= Orthodox Trotskyism =

Marxist political ideology

Orthodox Trotskyism is a branch of Trotskyism which aims to adhere more closely to the philosophy, methods and positions of Leon Trotsky and the early Fourth International, Vladimir Lenin and Karl Marx than other avowed Trotskyists.

==Overview==
The first Trotskyist international to describe itself as orthodox Trotskyist was the International Committee of the Fourth International (ICFI). Shortly after its formation in 1953, it wrote an open letter in which it described the tradition of the Fourth International as orthodox Trotskyism and called for orthodox Trotskyists to rally to the ICFI. Orthodox Trotskyism embodied their opposition to the International Secretariat of the Fourth International (ISFI), whose policies they described as "Pabloism". The ICFI claimed that it alone defended the principles of the Fourth International while the "Pabloites" subordinated the international workers movement to the bureaucracies or bourgeois leaders.

The subsequent history of orthodox Trotskyism is largely that of the ICFI. Its largest section, the American Socialist Workers Party, left to join the "Pabloites" in 1963, eventually breaking with Trotskyism altogether in the 1980s, although a section remained loyal to the ICFI and are today the Socialist Equality Party. The orthodox Trotskyists suffered another split in 1973 between the Socialist Labour League (SLL) of Gerry Healy and the Internationalist Communist Organisation (OCI) of Pierre Lambert. The official explanation for the split was that the OCI believed that orthodox Trotskyism should be based on Trosky's Transitional Programme while the SLL held that as the Transitional Programme was merely the outcome of Trotsky's application of Marxist dialectics, it was possible and even necessary to revise Trotsky's programme as the objective situation changed. A French section returned to the ICFI in 2016 as the Socialist Equality Party (France) (PES).
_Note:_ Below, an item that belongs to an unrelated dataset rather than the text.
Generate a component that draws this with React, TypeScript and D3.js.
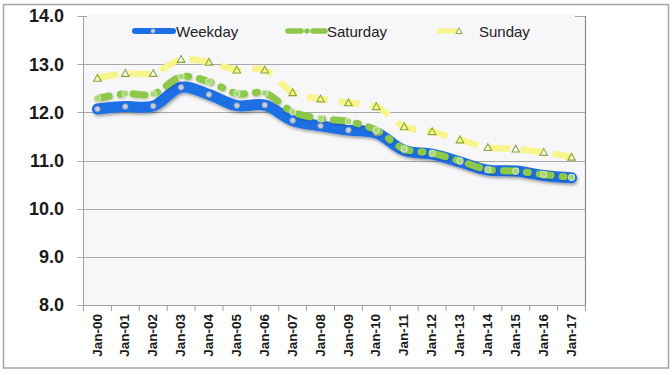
import React from "react";
import * as d3 from "d3";

const categories = ["Jan-00","Jan-01","Jan-02","Jan-03","Jan-04","Jan-05","Jan-06","Jan-07","Jan-08","Jan-09","Jan-10","Jan-11","Jan-12","Jan-13","Jan-14","Jan-15","Jan-16","Jan-17"];
const weekday = [12.07, 12.12, 12.13, 12.52, 12.37, 12.14, 12.15, 11.83, 11.72, 11.63, 11.57, 11.21, 11.13, 10.97, 10.80, 10.78, 10.69, 10.64];
const saturday = [12.29, 12.39, 12.38, 12.74, 12.64, 12.39, 12.40, 12.01, 11.87, 11.81, 11.63, 11.24, 11.15, 10.99, 10.81, 10.78, 10.71, 10.65];
const sunday = [12.71, 12.81, 12.81, 13.10, 13.04, 12.88, 12.88, 12.41, 12.28, 12.20, 12.12, 11.70, 11.60, 11.43, 11.27, 11.24, 11.17, 11.07];
const yTicks = [8, 9, 10, 11, 12, 13, 14];
const seriesNames = ["Weekday", "Saturday", "Sunday"];

const W = 672, H = 375;
const L = 83.5, R = 585.5, T = 16, B = 305;

const BLUE = "#1c6fe4";
const GREEN = "#8dc84a";
const YELLOW = "#f7f58c";
const TRI = "#8aa83a";

function tri(cx: number, cy: number, s = 4) {
  return `M${cx},${cy - s}L${cx + s},${cy + s * 0.8}L${cx - s},${cy + s * 0.8}Z`;
}

export default function App() {
  const x = d3.scaleBand<string>().domain(categories).range([L, R]);
  const y = d3.scaleLinear().domain([8, 14]).range([B, T]);
  const cx = (c: string) => (x(c) as number) + x.bandwidth() / 2;
  const line = d3.line<number>()
    .x((_, i) => cx(categories[i]))
    .y((v) => y(v))
    .curve(d3.curveCatmullRom.alpha(0.5));

  const boundaries = categories.map((c) => x(c) as number).concat([R]);

  return (
    <svg width={W} height={H} style={{ position: "absolute", left: 0, top: 0, background: "#fff" }}>
      <defs>
        <filter id="sh" x="-10%" y="-50%" width="120%" height="200%">
          <feDropShadow dx="1" dy="2" stdDeviation="1.5" floodColor="#000" floodOpacity="0.35" />
        </filter>
        <filter id="sh2" x="-10%" y="-50%" width="120%" height="200%">
          <feDropShadow dx="0.5" dy="1.2" stdDeviation="1" floodColor="#000" floodOpacity="0.25" />
        </filter>
      </defs>
      <rect x={3.5} y={4.5} width={665} height={363.5} fill="#fff" stroke="#a6a6a6" strokeWidth={1.5} />
      <rect x={L} y={T} width={R - L} height={B - T} fill="#f7f6f9" />
      {yTicks.map((t) => (
        <g key={t}>
          <line x1={L - 6} x2={R} y1={Math.round(y(t)) + 0.5} y2={Math.round(y(t)) + 0.5} stroke="#a8a8a8" strokeWidth={1} />
          <text x={64} y={y(t)} dy="0.36em" textAnchor="end" fontFamily="Liberation Sans, Arial, sans-serif" fontWeight="bold" fontSize={18} fill="#1a1a1a">
            {t.toFixed(1)}
          </text>
        </g>
      ))}
      <line x1={L} x2={L} y1={T} y2={B} stroke="#a0a0a0" />
      <line x1={R} x2={R} y1={T} y2={B} stroke="#8c8c8c" strokeWidth={1.2} />
      <line x1={L} x2={R} y1={B + 0.5} y2={B + 0.5} stroke="#a0a0a0" />
      {boundaries.map((b, i) => (
        <line key={i} x1={b} x2={b} y1={B} y2={B + 6} stroke="#a0a0a0" />
      ))}
      {categories.map((c) => (
        <text key={c} transform={`translate(${cx(c)},${314}) rotate(-90)`} dy="0.3em" textAnchor="end"
          fontFamily="Liberation Sans, Arial, sans-serif" fontWeight="bold" fontSize={13.5} fill="#1a1a1a">
          {c}
        </text>
      ))}

      {/* legend box covers top gridline */}
      <rect x={87} y={T - 2} width={488} height={32} fill="#f7f6f9" />

      {/* Weekday */}
      <path d={line(weekday) || ""} fill="none" stroke={BLUE} strokeWidth={11} strokeLinecap="round" strokeLinejoin="round" filter="url(#sh)" />
      {weekday.map((v, i) => (
        <circle key={i} cx={cx(categories[i])} cy={y(v)} r={2.8} fill="#c5cde0" stroke="#8a97b5" strokeWidth={0.8} />
      ))}

      {/* Saturday */}
      <path d={line(saturday) || ""} fill="none" stroke={GREEN} strokeWidth={7} strokeLinecap="round" strokeLinejoin="round"
        strokeDasharray="12 11 2 11" filter="url(#sh2)" />
      {saturday.map((v, i) => (
        <g key={i}>
          <rect x={cx(categories[i]) - 3} y={y(v) - 3} width={6} height={6} rx={2} fill="#a8d878" stroke="#e6f4d6" strokeWidth={0.8} />
        </g>
      ))}

      {/* Sunday */}
      <path d={line(sunday) || ""} fill="none" stroke={YELLOW} strokeWidth={6.5} strokeDasharray="21 11" strokeLinejoin="round" />
      {sunday.map((v, i) => (
        <path key={i} d={tri(cx(categories[i]), y(v), 3.8)} fill="none" stroke={TRI} strokeWidth={1.1} />
      ))}

      {/* Legend */}
      <g fontFamily="Liberation Sans, Arial, sans-serif" fontSize={15} fill="#222">
        <line x1={135} x2={173} y1={31} y2={31} stroke={BLUE} strokeWidth={6} strokeLinecap="round" />
        <circle cx={153} cy={31} r={2.2} fill="#c5cde0" stroke="#8a97b5" strokeWidth={0.7} />
        <text x={176} y={36.5}>{seriesNames[0]}</text>

        <line x1={288} x2={325} y1={31} y2={31} stroke={GREEN} strokeWidth={5.5} strokeLinecap="round" strokeDasharray="13 6 0.01 6" />
        <text x={327} y={36.5}>{seriesNames[1]}</text>

        <line x1={437} x2={457} y1={31} y2={31} stroke={YELLOW} strokeWidth={5} />
        <path d={tri(459, 31, 3.2)} fill="none" stroke={TRI} strokeWidth={1} />
        <text x={479} y={36.5}>{seriesNames[2]}</text>
      </g>
    </svg>
  );
}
Today, the surviving ICFI continue to characterise their politics as orthodox Trotskyism. Other groups have come to orthodox Trotskyism from different backgrounds and either like the International Trotskyist Committee believe that the ICFI later degenerated, or like the Liaison Committee of Militants for a Revolutionary Communist International that the ICFI never represented healthy orthodox Trotskyism, but that they support the early Fourth International and its approach in a similar manner.

The Spartacist League (US) represents another wing of "orthodox" Trotskyism. The group's founder, James Robertson, and his supporters were expelled from the American Socialist Workers Party in 1964 for opposing the SWP's rapprochement with "Pabloism." But unlike their former factional associates who would later found the Workers League (now the Socialist Equality Party), the Spartacists did not embrace Gerry Healy's ICFI, objecting to Healy's characterization of Castro's Cuba as "state capitalist" rather than a "deformed workers state." The SL later formed its own "international," now known as the International Communist League (Fourth Internationalist).

Many orthodox Trotskyist groups attach particular importance in holding that the Soviet Union was a degenerated workers' state and other similar societies are deformed workers' states. However, many other Trotskyist groups which have not described themselves as orthodox Trotskyist also hold this view.

Orthodox Trotskyism has been critiqued by activists from the third camp socialist tradition and from the International Socialist Tendency. Max Shachtman of the Workers Party was describing the Fourth International as orthodox Trotskyist by 1948. The IST similarly criticises both the ICFI and the ISFI traditions as orthodox Trotskyist.